Calpine's second-lien bank debt had been in somewhat of a freefall since around mid-week after news surfaced that Wilmington Trust Co., the trustee for its secured bondholders, notified the company that it could declare Calpine in default on $3 billion in second-lien secured debt unless it immediately repaid the approximately $312 million that a judge said had been improperly spent on asset purchases, to the Bank of New York collateral account.

But, under the recent court ruling, Calpine had been given until Jan. 22 to repay the funds.

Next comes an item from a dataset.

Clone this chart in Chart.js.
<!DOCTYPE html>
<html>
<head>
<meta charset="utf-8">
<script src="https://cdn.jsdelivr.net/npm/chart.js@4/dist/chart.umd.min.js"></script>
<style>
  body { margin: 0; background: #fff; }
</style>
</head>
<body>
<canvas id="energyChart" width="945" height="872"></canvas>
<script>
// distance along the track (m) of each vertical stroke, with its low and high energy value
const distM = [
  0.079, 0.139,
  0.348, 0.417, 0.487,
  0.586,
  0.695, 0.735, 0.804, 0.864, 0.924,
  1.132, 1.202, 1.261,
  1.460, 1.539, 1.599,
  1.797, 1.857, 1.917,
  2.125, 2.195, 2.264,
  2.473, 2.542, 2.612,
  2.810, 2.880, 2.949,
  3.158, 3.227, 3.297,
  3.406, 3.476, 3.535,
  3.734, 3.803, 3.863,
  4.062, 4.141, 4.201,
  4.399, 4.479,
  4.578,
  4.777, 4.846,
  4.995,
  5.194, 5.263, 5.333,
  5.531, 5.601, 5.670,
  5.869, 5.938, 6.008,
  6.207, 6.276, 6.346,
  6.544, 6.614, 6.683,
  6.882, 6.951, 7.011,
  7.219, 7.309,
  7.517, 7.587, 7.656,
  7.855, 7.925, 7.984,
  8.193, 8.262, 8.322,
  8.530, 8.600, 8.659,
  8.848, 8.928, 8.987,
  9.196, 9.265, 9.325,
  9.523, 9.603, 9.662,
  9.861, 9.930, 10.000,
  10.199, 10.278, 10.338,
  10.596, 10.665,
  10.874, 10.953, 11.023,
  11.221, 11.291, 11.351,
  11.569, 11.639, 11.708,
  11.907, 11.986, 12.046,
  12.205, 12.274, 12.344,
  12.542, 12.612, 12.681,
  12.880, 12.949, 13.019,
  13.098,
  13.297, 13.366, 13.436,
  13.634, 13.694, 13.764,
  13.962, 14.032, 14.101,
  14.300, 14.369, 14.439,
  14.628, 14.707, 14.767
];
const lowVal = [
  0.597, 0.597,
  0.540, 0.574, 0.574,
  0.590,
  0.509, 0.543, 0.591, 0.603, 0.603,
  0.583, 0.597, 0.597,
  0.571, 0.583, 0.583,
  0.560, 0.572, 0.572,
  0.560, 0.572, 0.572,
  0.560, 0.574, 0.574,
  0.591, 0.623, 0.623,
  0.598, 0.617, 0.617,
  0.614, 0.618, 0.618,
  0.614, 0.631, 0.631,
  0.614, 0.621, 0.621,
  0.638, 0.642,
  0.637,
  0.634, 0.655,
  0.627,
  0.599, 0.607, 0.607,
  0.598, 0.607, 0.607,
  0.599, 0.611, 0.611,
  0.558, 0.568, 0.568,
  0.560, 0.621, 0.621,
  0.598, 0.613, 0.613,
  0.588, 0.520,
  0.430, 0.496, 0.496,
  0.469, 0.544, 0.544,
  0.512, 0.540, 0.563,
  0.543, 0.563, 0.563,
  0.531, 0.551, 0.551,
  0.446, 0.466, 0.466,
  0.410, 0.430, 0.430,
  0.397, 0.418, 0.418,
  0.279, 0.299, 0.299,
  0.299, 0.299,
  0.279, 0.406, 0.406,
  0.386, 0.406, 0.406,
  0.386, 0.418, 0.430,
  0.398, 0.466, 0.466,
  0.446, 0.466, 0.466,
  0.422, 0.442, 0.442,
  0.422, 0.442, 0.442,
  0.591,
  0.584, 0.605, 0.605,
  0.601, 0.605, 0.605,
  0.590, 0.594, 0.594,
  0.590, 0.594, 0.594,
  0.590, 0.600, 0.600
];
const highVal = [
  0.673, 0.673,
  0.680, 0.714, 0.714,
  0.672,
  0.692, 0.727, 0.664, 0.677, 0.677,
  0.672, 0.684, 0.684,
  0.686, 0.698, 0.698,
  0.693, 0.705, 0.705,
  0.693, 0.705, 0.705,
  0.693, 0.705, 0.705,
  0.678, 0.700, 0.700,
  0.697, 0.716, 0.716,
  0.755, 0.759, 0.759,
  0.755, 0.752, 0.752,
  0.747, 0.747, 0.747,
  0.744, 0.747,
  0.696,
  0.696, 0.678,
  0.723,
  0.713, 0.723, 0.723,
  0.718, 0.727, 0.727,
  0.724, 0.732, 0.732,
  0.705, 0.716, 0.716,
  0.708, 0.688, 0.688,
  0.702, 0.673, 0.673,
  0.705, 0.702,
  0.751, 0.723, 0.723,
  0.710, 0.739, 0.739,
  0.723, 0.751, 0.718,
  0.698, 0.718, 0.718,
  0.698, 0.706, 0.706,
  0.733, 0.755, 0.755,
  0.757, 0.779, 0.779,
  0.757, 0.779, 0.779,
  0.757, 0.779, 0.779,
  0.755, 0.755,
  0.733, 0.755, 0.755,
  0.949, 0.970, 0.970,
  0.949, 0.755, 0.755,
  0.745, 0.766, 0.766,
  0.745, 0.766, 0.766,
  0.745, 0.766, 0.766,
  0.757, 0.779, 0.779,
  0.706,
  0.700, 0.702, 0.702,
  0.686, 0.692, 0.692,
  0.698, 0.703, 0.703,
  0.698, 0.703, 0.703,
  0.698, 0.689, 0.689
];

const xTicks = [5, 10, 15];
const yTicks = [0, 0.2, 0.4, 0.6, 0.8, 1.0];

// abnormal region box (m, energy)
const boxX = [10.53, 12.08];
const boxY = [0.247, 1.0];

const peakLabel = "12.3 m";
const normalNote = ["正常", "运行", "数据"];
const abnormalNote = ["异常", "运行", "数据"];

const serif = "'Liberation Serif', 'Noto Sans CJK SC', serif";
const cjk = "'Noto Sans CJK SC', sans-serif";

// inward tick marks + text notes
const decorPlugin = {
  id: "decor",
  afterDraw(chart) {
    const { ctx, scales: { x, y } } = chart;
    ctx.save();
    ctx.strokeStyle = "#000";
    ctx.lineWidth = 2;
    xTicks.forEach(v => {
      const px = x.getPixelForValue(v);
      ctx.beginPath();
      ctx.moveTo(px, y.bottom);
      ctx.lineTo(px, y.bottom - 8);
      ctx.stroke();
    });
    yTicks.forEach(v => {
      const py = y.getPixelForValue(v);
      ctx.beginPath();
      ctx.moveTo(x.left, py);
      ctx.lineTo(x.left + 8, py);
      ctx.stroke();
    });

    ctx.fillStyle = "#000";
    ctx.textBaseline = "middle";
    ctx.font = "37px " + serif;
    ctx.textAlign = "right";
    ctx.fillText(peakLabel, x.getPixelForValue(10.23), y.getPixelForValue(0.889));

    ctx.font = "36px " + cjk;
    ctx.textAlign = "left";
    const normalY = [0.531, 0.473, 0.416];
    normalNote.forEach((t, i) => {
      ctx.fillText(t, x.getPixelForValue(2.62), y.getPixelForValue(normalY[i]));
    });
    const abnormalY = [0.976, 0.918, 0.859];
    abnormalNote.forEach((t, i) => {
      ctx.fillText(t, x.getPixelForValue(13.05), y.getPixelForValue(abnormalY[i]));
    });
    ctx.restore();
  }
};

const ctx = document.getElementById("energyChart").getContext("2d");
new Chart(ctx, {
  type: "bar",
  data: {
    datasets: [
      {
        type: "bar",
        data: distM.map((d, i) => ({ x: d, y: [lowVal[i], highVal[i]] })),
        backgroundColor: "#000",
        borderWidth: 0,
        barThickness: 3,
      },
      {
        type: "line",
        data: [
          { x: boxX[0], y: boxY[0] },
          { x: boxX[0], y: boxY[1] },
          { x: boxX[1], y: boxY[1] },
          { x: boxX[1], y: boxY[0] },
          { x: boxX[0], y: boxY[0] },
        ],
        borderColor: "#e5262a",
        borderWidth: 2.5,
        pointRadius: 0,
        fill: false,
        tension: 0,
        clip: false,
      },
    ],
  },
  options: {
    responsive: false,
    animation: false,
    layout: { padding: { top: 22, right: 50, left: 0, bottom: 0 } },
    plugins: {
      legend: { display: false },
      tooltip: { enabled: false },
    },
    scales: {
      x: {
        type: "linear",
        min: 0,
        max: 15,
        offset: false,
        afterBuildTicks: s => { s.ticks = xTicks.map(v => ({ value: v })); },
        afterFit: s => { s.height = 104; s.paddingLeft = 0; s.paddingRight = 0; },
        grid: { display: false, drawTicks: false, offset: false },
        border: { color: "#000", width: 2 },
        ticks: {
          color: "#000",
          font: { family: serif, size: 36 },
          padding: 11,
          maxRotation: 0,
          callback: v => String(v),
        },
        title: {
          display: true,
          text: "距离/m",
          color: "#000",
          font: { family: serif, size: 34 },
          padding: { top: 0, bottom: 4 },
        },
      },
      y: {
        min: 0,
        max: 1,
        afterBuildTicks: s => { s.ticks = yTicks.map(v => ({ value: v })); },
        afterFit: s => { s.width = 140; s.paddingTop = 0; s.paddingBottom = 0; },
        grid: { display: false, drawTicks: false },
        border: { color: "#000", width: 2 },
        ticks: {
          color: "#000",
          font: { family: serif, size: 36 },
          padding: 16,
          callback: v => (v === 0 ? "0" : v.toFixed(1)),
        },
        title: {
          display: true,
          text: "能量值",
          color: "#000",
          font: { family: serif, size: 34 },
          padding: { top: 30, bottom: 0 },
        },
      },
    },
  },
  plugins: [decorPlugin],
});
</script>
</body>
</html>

Calpine had filed a temporary restraining order aimed at keeping the bond trustees from accelerating the repayment of the company's second-lien notes on or before Jan. 22. However, news emerged late Thursday that this restraining order was withdrawn because an agreement was reached with the second-lien note trustees, who will hold off on accelerating the debt until after Jan. 22.

At the start of the week, before the legal wrangling with bondholders had gained so much momentum, Calpine's second-lien bank debt was being quoted in the 77.5 bid, 80 offered type of range.

By comparison, the bank debt was being quoted at 76 bid, 77 offered at the close Wednesday and at 78 bid on Thursday.

Refco rebounds

Apart from Calpine, a trader said that Refco Inc.'s 8% notes due 2012 bounced after having fallen sharply Thursday, when the bankrupt New York-based financial services company was reported to have admitted that some time after its Chapter 11 filing it transferred securities from customer accounts in one subsidiary to another and later sold most of the securities involved - breaking an agreement to bar such transactions.

He saw those bonds at 75 bid, 77 offered, well up from 71 bid, 73 offered.

Allied continues gains

And Allied Holdings Inc.'s 8 5/8% notes due 2007 moved as high as 75 bid, 77 offered, a trader said, after having been quoted as low as 57 bid, 59 offered.

"I don't know what it means or why," he said, "but the bonds were up."

The bonds "were moving up all week," another trader said, tracking their rise to 75 bid, 76 offered from 70 bid, 71 offered on Thursday and from 65 bid, 66 offered a week earlier, "up 10 points on the week."